Évidemment, les prières n’ont pas fonctionné. Viviane s’est mise à fréquenter une fille et sa famille l’a découvert. Plusieurs membres de sa famille, ses frères notamment, l’ont forcée à aller voir le « médecin local ». Ce dernier lui a fait boire du sang de poulet avant de lui insérer un piment dans l’anus de façon à « la nettoyer ».
« J’étais comme un collier qu’ils ont soldé »
À 18 ans, Viviane a été mariée de force par ses proches qui voulaient « sauver le nom de la famille ». Elle a donc été promise à un pasteur de 30 ans son aîné. Peu avant le mariage, la jeune femme a été enchaînée à un mur et violée par celui qui allait devenir son époux. Aucune discussion sur la tenue du mariage n’était possible, selon la victime. « J’étais comme un collier qu’ils ont soldé », a-t-elle lâché.
Des propos qui font froid dans le dos, d’autant plus que la jeune femme n’a même pas envisagé d’aller porter plainte, car « un pasteur est considéré comme un dieu au Cameroun ».

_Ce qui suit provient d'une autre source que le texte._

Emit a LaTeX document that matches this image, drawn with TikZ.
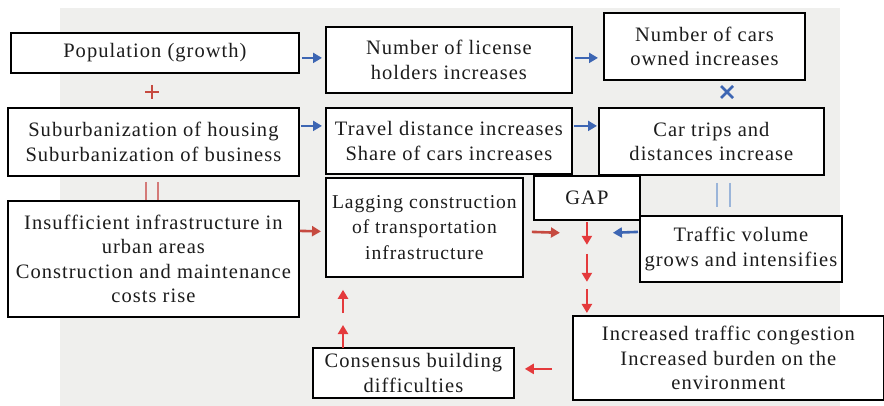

« Dieu ne peut pas violer et si vous l’accusez de viol, alors vous êtes le diable », lâche-t-elle.
La jeune femme a réussi à s’enfuir et a demandé l’asile politique en France où elle réside désormais avec sa petite-amie.
Violée par un chauffeur de taxi
Toutes n’ont pas eu la chance de fuir le pays. C’est le cas de Frédérique, une activiste LGBT+ qui vit toujours à Yaoundé. Elle a expliqué à la Fondation Thomson Reuters avoir été violée par un chauffeur de taxi et un autre homme en mai 2016. Elle sortait d’un séminaire LGBT+ et a hélé un taxi. Ce dernier a pris un deuxième passager avant de rouler en direction d’une zone désertique où ils l’ont tous deux violée en la traitant de sorcière et de lesbienne. Tout comme Viviane, elle a jugé bon de ne pas aller porter plainte :
« Si j’avais porté plainte, j’aurais été vue, non pas comme une victime, mais comme quelqu’un qui a mérité ce qui lui est arrivé. »
Augmentation de la violence envers les LGBT+
La situation des personnes LGBT+ au Cameroun est plus qu’alarmante. Les personnes condamnées et emprisonnées peuvent l’être pour diverses raisons. Être travesti par exemple, ou envoyer « je t’aime » par texto à une personne du même sexe que soi peuvent valoir plusieurs mois de prison.
Selon l’organisation de défense des personnes LGBT+ au Cameroun, CAMFAID, la violence ne fait qu’augmenter. Le précédent président de l’organisation, Eric Ohena Lembembe a par ailleurs été retrouvé mort en 2013, le coup brisé et le visage brûlé, selon l’association Human Rights Watch.
Selon l’organisation Humanity First Cameroon, plus de 600 agressions homophobes ont été reportées dans le pays en 2017. Parmi elles, au moins une femme sur cinq a été violée.